I am trying to implement cross validation by running an instance of my LSTM model on different crossvalidation fold datasets. The issue I’m having is that the model is remembering the weights of the parameters with each subsequent run of the cross validation. What is the easiest way to reset the weights of the model so that each cross validation fold starts from some random initial state and is not learning from the previous folds?
Here is my model as currently defined:
class LSTMModel(nn.Module):
'''
LSTM Model parameters
'''
def __init__(self, input_dim, hidden_dim, num_layers, output_dim):
super(LSTMModel, self).__init__()
self.input_dim = input_dim
self.hidden_dim = hidden_dim
self.output_dim = output_dim
self.num_layers = num_layers
self.lstm = nn.LSTM(self.input_dim, self.hidden_dim, self.num_layers)
self.forecast = nn.Linear(self.hidden_dim, self.output_dim)
def forward(self, x):
batch_size = 1
h0 = torch.zeros(self.num_layers, batch_size, self.hidden_dim).requires_grad_()
c0 = torch.zeros(self.num_layers, batch_size, self.hidden_dim).requires_grad_()
out, (hn, cn) = self.lstm(x, (h0.detach(), c0.detach()))
out = self.forecast(out[:, -1, :])
out = out.unsqueeze_(-1)
return out
def train_model(datafile, date_col, target_col, hidden_dim,
num_layers, output_dim, num_epochs, learning_rate):
dataset = CreateDataset(datafile, date_col, target_col)
input_dim = dataset.num_features
X_train_sets = dataset.X_train_sets
y_train_sets = dataset.y_train_sets
X_test_sets = dataset.X_test_sets
y_test_sets = dataset.y_test_sets
model = LSTMModel(input_dim, hidden_dim, num_layers, output_dim)
criterion = nn.MSELoss()
optimizer = torch.optim.Adam(model.parameters(), lr=learning_rate)

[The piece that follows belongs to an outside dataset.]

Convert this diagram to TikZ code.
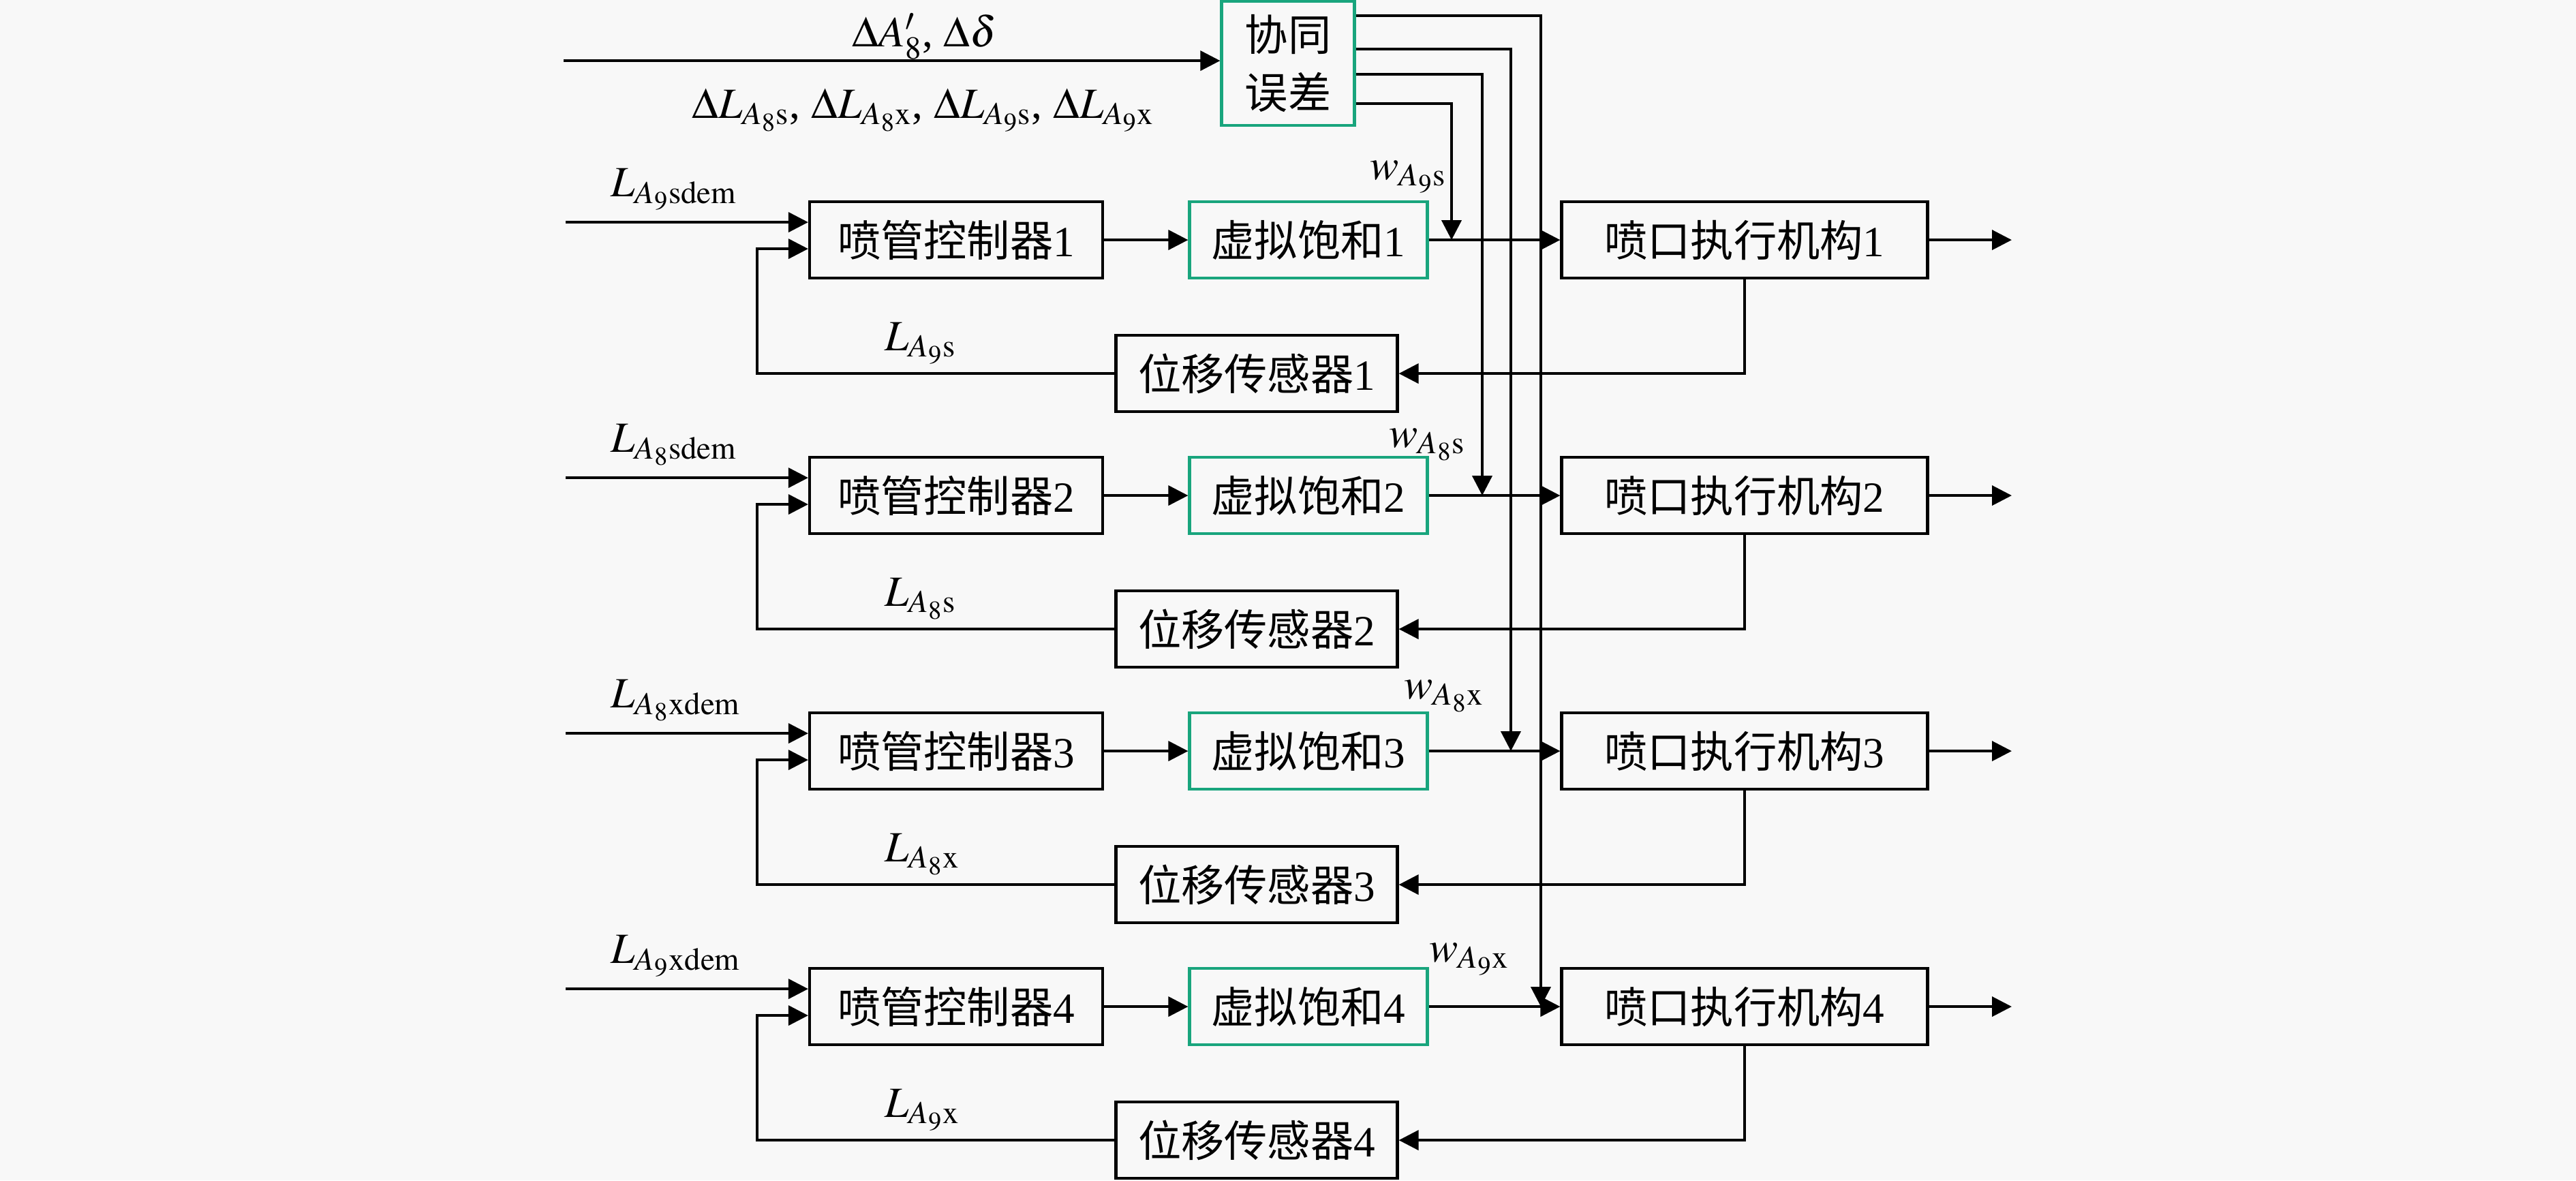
\documentclass[tikz,border=0pt]{standalone}
\usepackage{mathptmx}
\usepackage{fontspec}
\setmainfont{Liberation Serif}
\newfontfamily\cjk{Noto Sans CJK SC}
\usetikzlibrary{arrows.meta}
\definecolor{satgreen}{RGB}{25,165,125}
\definecolor{bg}{RGB}{248,248,248}
\tikzset{
  blk/.style={draw, line width=1.2pt, minimum height=1.12cm, inner sep=0pt},
  sig/.style={line width=1.1pt, -{Triangle[length=2.9mm,width=2.9mm]}},
  lbl/.style={inner sep=0pt},
}

\begin{document}
\begin{tikzpicture}[x=1cm, y=-1cm, font=\fontsize{18}{24}\selectfont]
  \fill[bg] (0,0) rectangle (37.8,17.32);
  \node[blk, draw=satgreen, minimum width=1.95cm, minimum height=1.82cm, align=center] (err) at (18.9,0.93) {{\cjk 协同}\\{\cjk 误差}};
  \coordinate (top) at (8.27,0.89);
  \draw[sig] (top) -- (top -| err.west);
  \node[lbl, anchor=base west] (devA) at (12.5,0.68) {$\Delta A'_8$, $\Delta\delta$};
  \node[lbl, anchor=base west] (devL) at (10.15,1.73) {$\Delta L_{A_8\mathrm{s}}$, $\Delta L_{A_8\mathrm{x}}$, $\Delta L_{A_9\mathrm{s}}$, $\Delta L_{A_9\mathrm{x}}$};
  \foreach \i/\r/\vx/\vy/\wx/\wy/\rl/\fl in {
    1/3.52/21.30/1.52/20.10/2.63/A_9\mathrm{sdem}/A_9\mathrm{s},
    2/7.27/21.75/1.09/20.38/6.56/A_8\mathrm{sdem}/A_8\mathrm{s},
    3/11.02/22.17/0.72/20.60/10.25/A_8\mathrm{xdem}/A_8\mathrm{x},
    4/14.77/22.61/0.23/20.97/14.11/A_9\mathrm{xdem}/A_9\mathrm{x}}
  {
    \node[blk, minimum width=4.3cm] (ctrl\i) at (14.03,\r) {{\cjk 喷管控制器}\i};
    \node[blk, draw=satgreen, minimum width=3.49cm] (sat\i) at (19.2,\r) {{\cjk 虚拟饱和}\i};
    \node[blk, minimum width=5.37cm] (act\i) at (25.6,\r) {{\cjk 喷口执行机构}\i};
    \node[blk, minimum width=4.13cm] (sens\i) at (18.44,\r+1.96) {{\cjk 位移传感器}\i};
    \coordinate (in\i) at (8.3,\r-0.26);
    \coordinate (fb\i) at (11.11,\r+0.13);
    \coordinate (out\i) at (29.52,\r);
    \coordinate (tap\i) at (\vx,\vy);
    \node[lbl, anchor=base west] (reflab\i) at (8.96,\r-0.64) {$L_{\rl}$};
    \node[lbl, anchor=base west] (fblab\i) at (12.98,\r+1.62) {$L_{\fl}$};
    \node[lbl, anchor=base west] (wlab\i) at (\wx,\wy) {$w_{\fl}$};
    \draw[sig] (in\i) -- (in\i -| ctrl\i.west);
    \draw[sig] (ctrl\i) -- (sat\i);
    \draw[sig] (sat\i) -- (act\i);
    \draw[sig] (act\i) -- (out\i);
    \draw[sig] (act\i.south) |- (sens\i.east);
    \draw[sig] (sens\i.west) -| (fb\i) -- (fb\i -| ctrl\i.west);
    \draw[sig] (err.east |- tap\i) -- (tap\i) -- (tap\i |- sat\i);
  }
\end{tikzpicture}
\end{document}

hist = np.zeros(num_epochs)
test_error = []
for X_train, y_train, X_test, y_test in zip(
X_train_sets, y_train_sets, X_test_sets, y_test_sets):
for epoch in range(num_epochs):
optimizer.zero_grad()
output = model.forward(X_train)
loss = criterion(output, y_train)
if epoch % 100 == 0:
print('Epoch ', epoch, 'Loss: ', loss.item())
hist[epoch] = loss.item()
loss.backward()
optimizer.step()